[Aim of the exercise] All the data must come back unchanged, except that pictures are left out.

[Provided material]
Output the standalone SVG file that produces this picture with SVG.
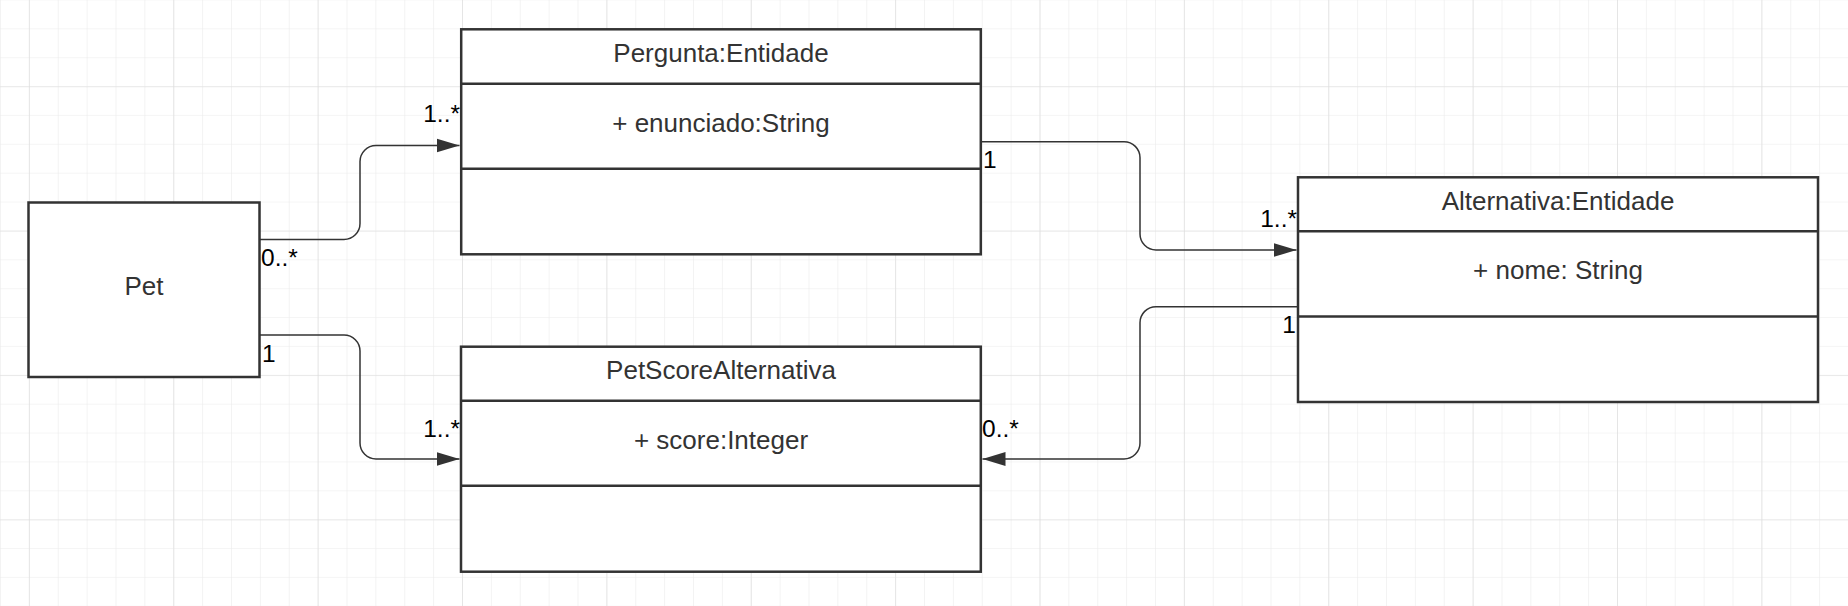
<svg xmlns="http://www.w3.org/2000/svg" width="1848" height="606" viewBox="0 0 1848 606">
<style>
.box{fill:#fff;stroke:#333;stroke-width:2.5}
.div{stroke:#333;stroke-width:2.5}
.lbl{font-family:"Liberation Sans",Arial,sans-serif;font-size:26px;fill:#333;text-anchor:middle}
.mul{font-family:"Liberation Sans",Arial,sans-serif;font-size:24.5px;fill:#000}
.end{text-anchor:end}
.con{fill:none;stroke:#333;stroke-width:1.5}
</style>
<defs>
<pattern id="minor" x="28.875" y="28.3" width="28.875" height="28.875" patternUnits="userSpaceOnUse">
<path d="M0,0 V28.875 M0,0 H28.875" fill="none" stroke="#ebebeb" stroke-width="1.2"/>
</pattern>
<pattern id="major" x="28.875" y="86.3" width="144.375" height="144.375" patternUnits="userSpaceOnUse">
<path d="M0,0 V144.375 M0,0 H144.375" fill="none" stroke="#dcdcdc" stroke-width="1.2"/>
</pattern>
<marker id="arrow" markerUnits="userSpaceOnUse" markerWidth="24" markerHeight="16" refX="23" refY="7" orient="auto" viewBox="0 0 24 14">
<path d="M0,0 L23,7 L0,14 Z" fill="#333"/>
</marker>
</defs>
<rect width="1848" height="606" fill="#fff"/>
<rect width="1848" height="606" fill="url(#minor)"/>
<rect width="1848" height="606" fill="url(#major)"/>

<g id="connectors">
<path class="con" d="M259,239.5 H344 A16,16 0 0 0 360,223.5 V161.5 A16,16 0 0 1 376,145.5 H459.5" marker-end="url(#arrow)"/>
<path class="con" d="M259,335 H344 A16,16 0 0 1 360,351 V443 A16,16 0 0 0 376,459 H459.5" marker-end="url(#arrow)"/>
<path class="con" d="M981,141.7 H1124 A16,16 0 0 1 1140,157.7 V234 A16,16 0 0 0 1156,250 H1296.5" marker-end="url(#arrow)"/>
<path class="con" d="M1298,306.7 H1156 A16,16 0 0 0 1140,322.7 V443 A16,16 0 0 1 1124,459 H982.5" marker-end="url(#arrow)"/>
<text class="mul" x="261" y="266">0..*</text>
<text class="mul" x="262" y="361.7">1</text>
<text class="mul end" x="460" y="121.7">1..*</text>
<text class="mul end" x="460" y="436.7">1..*</text>
<text class="mul" x="983" y="168.3">1</text>
<text class="mul end" x="1297" y="226.7">1..*</text>
<text class="mul end" x="1296" y="333.3">1</text>
<text class="mul" x="982" y="436.7">0..*</text>
</g>

<g id="pet">
<rect class="box" x="28.5" y="202.5" width="231" height="174.5"/>
<text class="lbl" x="144" y="295">Pet</text>
</g>

<g id="pergunta">
<rect class="box" x="461.2" y="29.3" width="519.6" height="225"/>
<line class="div" x1="461.2" y1="83.8" x2="980.8" y2="83.8"/>
<line class="div" x1="461.2" y1="168.8" x2="980.8" y2="168.8"/>
<text class="lbl" x="721" y="61.7">Pergunta:Entidade</text>
<text class="lbl" x="721" y="131.7">+ enunciado:String</text>
</g>

<g id="petscore">
<rect class="box" x="461" y="346.7" width="519.8" height="225"/>
<line class="div" x1="461" y1="400.8" x2="980.8" y2="400.8"/>
<line class="div" x1="461" y1="485.8" x2="980.8" y2="485.8"/>
<text class="lbl" x="721" y="379.3">PetScoreAlternativa</text>
<text class="lbl" x="721" y="449.3">+ score:Integer</text>
</g>

<g id="alternativa">
<rect class="box" x="1298" y="177.3" width="520" height="224.7"/>
<line class="div" x1="1298" y1="231.3" x2="1818" y2="231.3"/>
<line class="div" x1="1298" y1="316.5" x2="1818" y2="316.5"/>
<text class="lbl" x="1558" y="210">Alternativa:Entidade</text>
<text class="lbl" x="1558" y="279.3">+ nome: String</text>
</g>
</svg>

[Result]
Output the standalone SVG file that produces this picture with SVG.
<svg xmlns="http://www.w3.org/2000/svg" width="1848" height="606" viewBox="0 0 1848 606">
<style>
.box{fill:#fff;stroke:#333;stroke-width:2.5}
.div{stroke:#333;stroke-width:2.5}
.lbl{font-family:"Liberation Sans",Arial,sans-serif;font-size:26px;fill:#333;text-anchor:middle}
.mul{font-family:"Liberation Sans",Arial,sans-serif;font-size:24.5px;fill:#000}
.end{text-anchor:end}
.con{fill:none;stroke:#333;stroke-width:1.5}
</style>
<defs>
<pattern id="minor" x="28.875" y="28.3" width="28.875" height="28.875" patternUnits="userSpaceOnUse">
<path d="M0,0 V28.875 M0,0 H28.875" fill="none" stroke="#ebebeb" stroke-width="1.2"/>
</pattern>
<pattern id="major" x="28.875" y="86.3" width="144.375" height="144.375" patternUnits="userSpaceOnUse">
<path d="M0,0 V144.375 M0,0 H144.375" fill="none" stroke="#dcdcdc" stroke-width="1.2"/>
</pattern>
<marker id="arrow" markerUnits="userSpaceOnUse" markerWidth="24" markerHeight="16" refX="23" refY="7" orient="auto" viewBox="0 0 24 14">
<path d="M0,0 L23,7 L0,14 Z" fill="#333"/>
</marker>
</defs>
<rect width="1848" height="606" fill="#fff"/>
<rect width="1848" height="606" fill="url(#minor)"/>
<rect width="1848" height="606" fill="url(#major)"/>

<g id="connectors">
<path class="con" d="M259,239.5 H344 A16,16 0 0 0 360,223.5 V161.5 A16,16 0 0 1 376,145.5 H459.5" marker-end="url(#arrow)"/>
<path class="con" d="M259,335 H344 A16,16 0 0 1 360,351 V443 A16,16 0 0 0 376,459 H459.5" marker-end="url(#arrow)"/>
<path class="con" d="M981,141.7 H1124 A16,16 0 0 1 1140,157.7 V234 A16,16 0 0 0 1156,250 H1296.5" marker-end="url(#arrow)"/>
<path class="con" d="M1298,306.7 H1156 A16,16 0 0 0 1140,322.7 V443 A16,16 0 0 1 1124,459 H982.5" marker-end="url(#arrow)"/>
<text class="mul" x="261" y="266">0..*</text>
<text class="mul" x="262" y="361.7">1</text>
<text class="mul end" x="460" y="121.7">1..*</text>
<text class="mul end" x="460" y="436.7">1..*</text>
<text class="mul" x="983" y="168.3">1</text>
<text class="mul end" x="1297" y="226.7">1..*</text>
<text class="mul end" x="1296" y="333.3">1</text>
<text class="mul" x="982" y="436.7">0..*</text>
</g>

<g id="pet">
<rect class="box" x="28.5" y="202.5" width="231" height="174.5"/>
<text class="lbl" x="144" y="295">Pet</text>
</g>

<g id="pergunta">
<rect class="box" x="461.2" y="29.3" width="519.6" height="225"/>
<line class="div" x1="461.2" y1="83.8" x2="980.8" y2="83.8"/>
<line class="div" x1="461.2" y1="168.8" x2="980.8" y2="168.8"/>
<text class="lbl" x="721" y="61.7">Pergunta:Entidade</text>
<text class="lbl" x="721" y="131.7">+ enunciado:String</text>
</g>

<g id="petscore">
<rect class="box" x="461" y="346.7" width="519.8" height="225"/>
<line class="div" x1="461" y1="400.8" x2="980.8" y2="400.8"/>
<line class="div" x1="461" y1="485.8" x2="980.8" y2="485.8"/>
<text class="lbl" x="721" y="379.3">PetScoreAlternativa</text>
<text class="lbl" x="721" y="449.3">+ score:Integer</text>
</g>

<g id="alternativa">
<rect class="box" x="1298" y="177.3" width="520" height="224.7"/>
<line class="div" x1="1298" y1="231.3" x2="1818" y2="231.3"/>
<line class="div" x1="1298" y1="316.5" x2="1818" y2="316.5"/>
<text class="lbl" x="1558" y="210">Alternativa:Entidade</text>
<text class="lbl" x="1558" y="279.3">+ nome: String</text>
</g>
</svg>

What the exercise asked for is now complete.